## Goal of the exercise
Return the listing below unchanged, minus its pictures.

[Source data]
━━━

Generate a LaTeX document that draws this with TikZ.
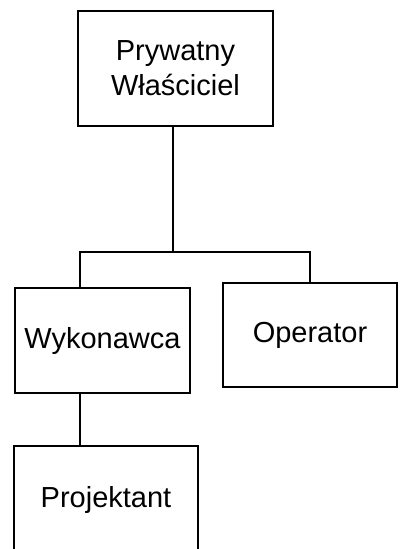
\documentclass[tikz,border=0pt]{standalone}
\usepackage{fontspec}
\setmainfont{Liberation Sans}
\begin{document}
\begin{tikzpicture}[x=1pt,y=-1pt,line width=1.5pt,
    unit/.style={draw,inner sep=0pt,align=center,font=\fontsize{29}{35}\selectfont}]
        \useasboundingbox (0,0) rectangle (404,549);

        % boxes
        \node[unit,minimum width=195pt,minimum height=115pt] (owner) at (175.5,68.5) {Prywatny\\Właściciel};
        \node[unit,minimum width=175pt,minimum height=105pt] (builder) at (102.5,340.5) {Wykonawca};
        \node[unit,minimum width=174pt,minimum height=104pt] (operator) at (310,335) {Operator};
        \node[unit,minimum width=184pt,minimum height=108pt] (designer) at (106,500) {Projektant};

        % tree lines
        \coordinate (hub) at (173,252);
        \draw (owner.south -| hub) -- (hub);
        \draw (hub) -| ([xshift=-22.5pt]builder.north);
        \draw (hub) -| (operator.north);
        \draw ([xshift=-22.5pt]builder.south) -- ([xshift=-22.5pt]builder.south |- designer.north);

    \end{tikzpicture}
\end{document}
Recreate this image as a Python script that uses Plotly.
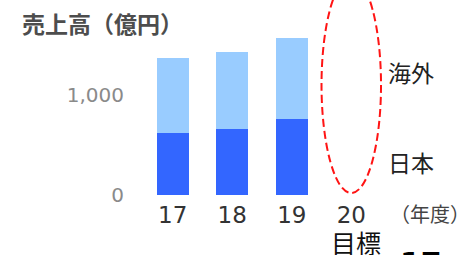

━━━

## Correct result
Generate a LaTeX document that draws this with TikZ.
\documentclass[tikz,border=0pt]{standalone}
\usepackage{fontspec}
\setmainfont{Liberation Sans}
\begin{document}
\begin{tikzpicture}[x=1pt,y=-1pt,line width=1.5pt,
    unit/.style={draw,inner sep=0pt,align=center,font=\fontsize{29}{35}\selectfont}]
        \useasboundingbox (0,0) rectangle (404,549);

        % boxes
        \node[unit,minimum width=195pt,minimum height=115pt] (owner) at (175.5,68.5) {Prywatny\\Właściciel};
        \node[unit,minimum width=175pt,minimum height=105pt] (builder) at (102.5,340.5) {Wykonawca};
        \node[unit,minimum width=174pt,minimum height=104pt] (operator) at (310,335) {Operator};
        \node[unit,minimum width=184pt,minimum height=108pt] (designer) at (106,500) {Projektant};

        % tree lines
        \coordinate (hub) at (173,252);
        \draw (owner.south -| hub) -- (hub);
        \draw (hub) -| ([xshift=-22.5pt]builder.north);
        \draw (hub) -| (operator.north);
        \draw ([xshift=-22.5pt]builder.south) -- ([xshift=-22.5pt]builder.south |- designer.north);

    \end{tikzpicture}
\end{document}
Recreate this image as a Python script that uses Plotly.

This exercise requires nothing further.